OK. So what happened to Kiswani? What was the reaction to her announcing that New York is “coming to Islam” and dogs need to be banished from homes? I’ll tell you what happened. Nothing. Absolutely nothing. No calls for an apology, no press conferences, no outraged editorials. Silence.
And that silence is really the whole story, isn’t it? The pattern has become so consistent it’s almost boring. Someone on one side says something genuinely radical. Nobody reacts. Someone on the other side pushes back. And that person gets the full weight of institutional outrage dropped on their head. The provocation is always fine. The response to the provocation never is.
That’s not how a free society works. Or let me put it more precisely: that’s how a free society stops being free.
Here’s something I’d genuinely like an honest answer to. There are about 65 million dog owners in this country. Sixty-five million. If you sat each of them down and said, look, you have to pick, your dog stays or you accommodate an ideology that says your dog is unclean and can’t live with you anymore, what do you think they’d say? Come on. We all know the answer. Fine’s critics know the answer too, which is exactly why they won’t touch the substance of what he said. They can’t win on the merits so they skip straight to calling him a racist. It’s tired, but it works, at least in Washington and in newsrooms, and so they keep doing it.
Kiswani later said her post was “satire.” Of course she did. It’s always satire after the fact. You say the revealing thing, you get pushback you didn’t expect, and suddenly you were just kidding around. Fine doesn’t get that option though. His words are treated as a confession of bigotry, pulled completely free of context, and waved around as proof that he’s unfit to serve.
I want to say something about the double standard here because I think people feel it even if they can’t always articulate it. We are living in a country where you can publicly announce that America’s biggest city is “coming to” your religion and nobody bats an eye, but if you object to that, if you say actually, no, I don’t accept that, then you’re a bigot who has to resign. Think about what kind of society operates on those rules.

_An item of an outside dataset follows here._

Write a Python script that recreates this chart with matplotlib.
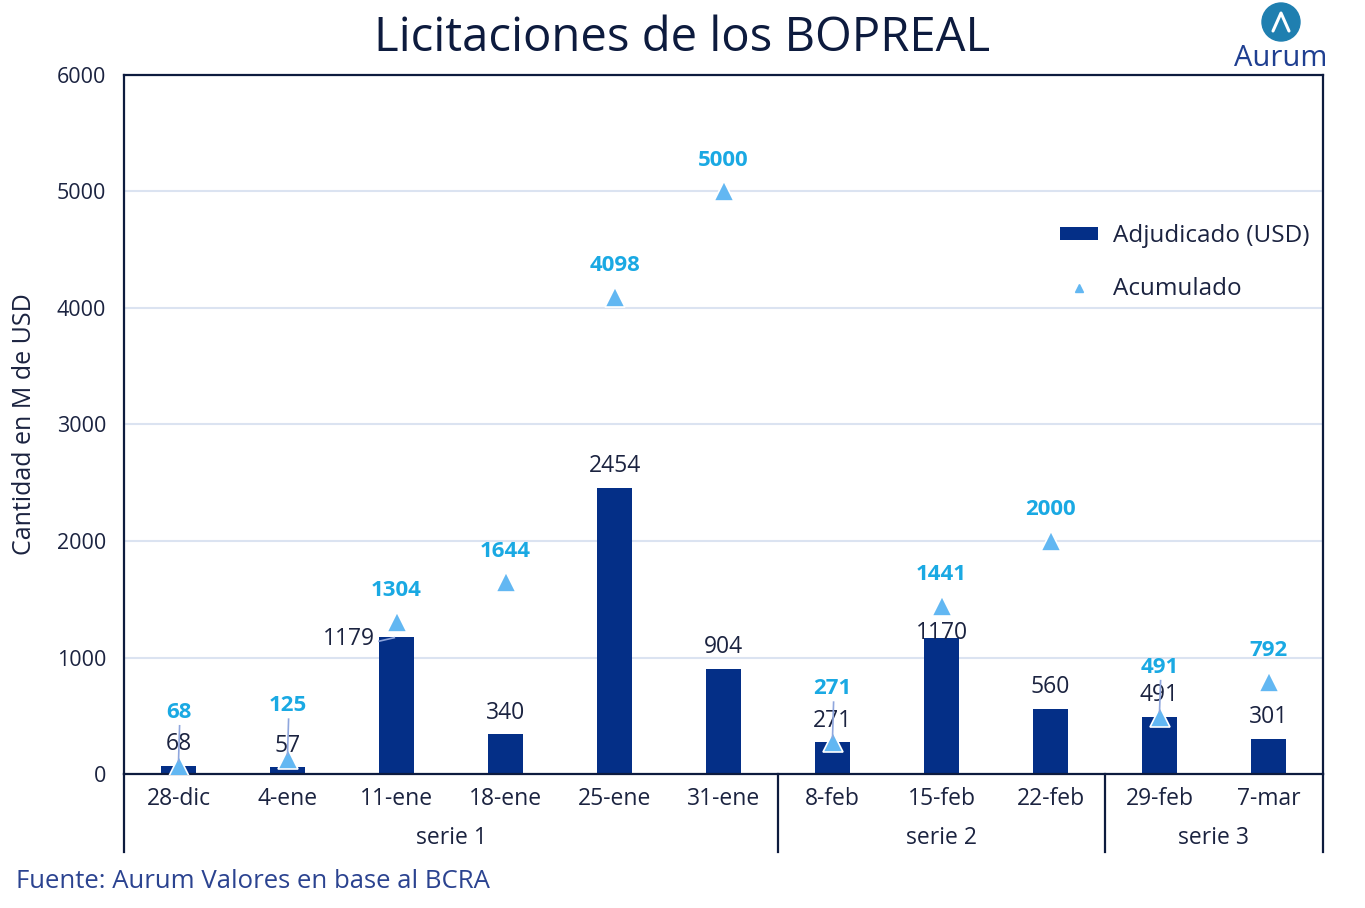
import numpy as np
import matplotlib.pyplot as plt
from matplotlib.patches import Circle

plt.rcParams['font.family'] = ['Open Sans', 'DejaVu Sans']

fechas = ["28-dic", "4-ene", "11-ene", "18-ene", "25-ene", "31-ene",
          "8-feb", "15-feb", "22-feb", "29-feb", "7-mar"]
adjudicado = [68, 57, 1179, 340, 2454, 904, 271, 1170, 560, 491, 301]
acumulado = [68, 125, 1304, 1644, 4098, 5000, 271, 1441, 2000, 491, 792]
series = ["serie 1", "serie 2", "serie 3"]
serie_tam = [6, 3, 2]

navy = "#042f87"
tri_c = "#62b7f2"
cyan = "#1aa9e3"
txt = "#1b2340"

fig = plt.figure(figsize=(13.65, 9.08), dpi=100)
ax = fig.add_axes([124/1365, 1-774/908, 1199/1365, 699/908])

x = np.arange(len(fechas))
barras = ax.bar(x, adjudicado, width=0.32, color=navy, zorder=2)
ax.plot(x, acumulado, ls="none", marker="^", ms=14, color=tri_c,
        mec="white", mew=1.2, zorder=3)

ax.set_xlim(-0.5, len(fechas)-0.5)
ax.set_ylim(0, 6000)
ax.set_yticks(range(0, 6001, 1000))
ax.tick_params(axis="y", length=0, labelsize=15.5, labelcolor=txt, pad=13)
ax.set_xticks([])
ax.grid(axis="y", color="#dbe3f1", lw=1.5, zorder=0)
ax.set_axisbelow(True)
for s in ax.spines.values():
    s.set_color("#0d1b3e")
    s.set_linewidth(1.6)
ax.set_ylabel("Cantidad en M de USD", fontsize=18, color=txt, labelpad=14)

# etiquetas de barras (desplazamientos en puntos)
bar_off = {2: (-34, -17), 7: (0, -12)}
for i, v in enumerate(adjudicado):
    dx, dy = bar_off.get(i, (0, 0))
    ax.annotate(str(v), (i, v), xytext=(dx, 7 + dy), textcoords="offset points",
                ha="center", va="bottom", fontsize=16.5, color=txt, zorder=4)
ax.plot([2 - 0.16, 2 - 0.02], [1140, 1170], color="#8fa6dd", lw=1.2, zorder=4)

# etiquetas del acumulado
pt2data = (100 / 72) * 6000 / 699
acu_up = {0: 16, 1: 16, 6: 16, 9: 13}
for i, v in enumerate(acumulado):
    dy = acu_up.get(i, 0)
    ax.annotate(str(v), (i, v), xytext=(0, 15 + dy), textcoords="offset points",
                ha="center", va="bottom", fontsize=16, color=cyan,
                fontweight="bold", zorder=4)
    if dy:
        ax.plot([i, i + 0.01], [v + 40, v + (13 + dy) * pt2data],
                color="#8fa6dd", lw=1.2, zorder=5)

# eje de categorias en dos niveles
tr = ax.get_xaxis_transform()
for i, f in enumerate(fechas):
    ax.text(i, -0.036, f, transform=tr, ha="center", va="center",
            fontsize=16.5, color=txt)
start = 0
bounds = [-0.5]
for nombre, n in zip(series, serie_tam):
    ax.text(start + (n - 1) / 2, -0.092, nombre, transform=tr, ha="center",
            va="center", fontsize=16.5, color=txt)
    start += n
    bounds.append(start - 0.5)
for b in bounds:
    ax.plot([b, b], [0, -0.112], transform=tr, color="#0d1b3e", lw=1.6,
            clip_on=False)

tri_h, = ax.plot([], [], ls="none", marker="^", ms=6, color=tri_c)
leg = ax.legend([barras, tri_h], ["Adjudicado (USD)", "Acumulado"],
                loc="upper right", bbox_to_anchor=(1.007, 0.818), frameon=False,
                fontsize=17.5, handlelength=1.6, handleheight=0.45,
                handletextpad=0.6, labelspacing=1.2, labelcolor=txt)

fig.text(682/1365, 1-38/908, "Licitaciones de los BOPREAL", ha="center",
         va="center", fontsize=34, color="#0d1b3e")
fig.text(16/1365, 1-882/908, "Fuente: Aurum Valores en base al BCRA",
         ha="left", va="center", fontsize=18.5, color="#2b4390")

# logo
lax = fig.add_axes([1230/1365, 1-78/908, 102/1365, 78/908])
lax.set_xlim(0, 102)
lax.set_ylim(78, 0)
lax.set_aspect("equal")
lax.axis("off")
lax.add_patch(Circle((51, 22), 19, color="#1f7fb0"))
lax.plot([43, 51, 59], [31, 13, 31], color="white", lw=2.2, solid_capstyle="round")
lax.text(51, 58, "Aurum", ha="center", va="center", fontsize=21, color="#1f3f91")

fig.savefig("out.png", dpi=100)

It’s not a democratic one.
Fine is far from a perfect spokesman for any cause. His comments on Gaza have been harsh, even by the standards of people who strongly support Israel. He’s not necessarily who you’d pick for this fight if you were casting the movie. But here’s what he did that mattered. When a political activist said that his country’s largest city is coming to Islam and the dogs have got to go, he said no. Just no. He said it badly, but he said it. And then he wrote something else that I think is worth taking seriously: “We will not be shamed into being conquered like the Europeans.”
People have treated that sentence like it’s a hate crime. But what’s actually wrong with it? All he’s saying is that Western Europe accepted sweeping cultural changes over the past few decades that their own citizens never voted for and were actively discouraged from questioning, and that America shouldn’t repeat that mistake. You might disagree with his framing. But the idea that holding this opinion should cost someone their career in elected office? That idea is far more dangerous than anything Randy Fine has posted on social media.
The question we should be debating isn’t whether Fine chose his words well. He didn’t. The question is whether we still live in a country where someone, anyone, can hear “your city is coming to Islam and your dogs have to go” and say “no, it isn’t and no they don’t” without having their life torn apart.
If we don’t live in that country anymore, we’ve got a much bigger problem than one congressman’s X feed.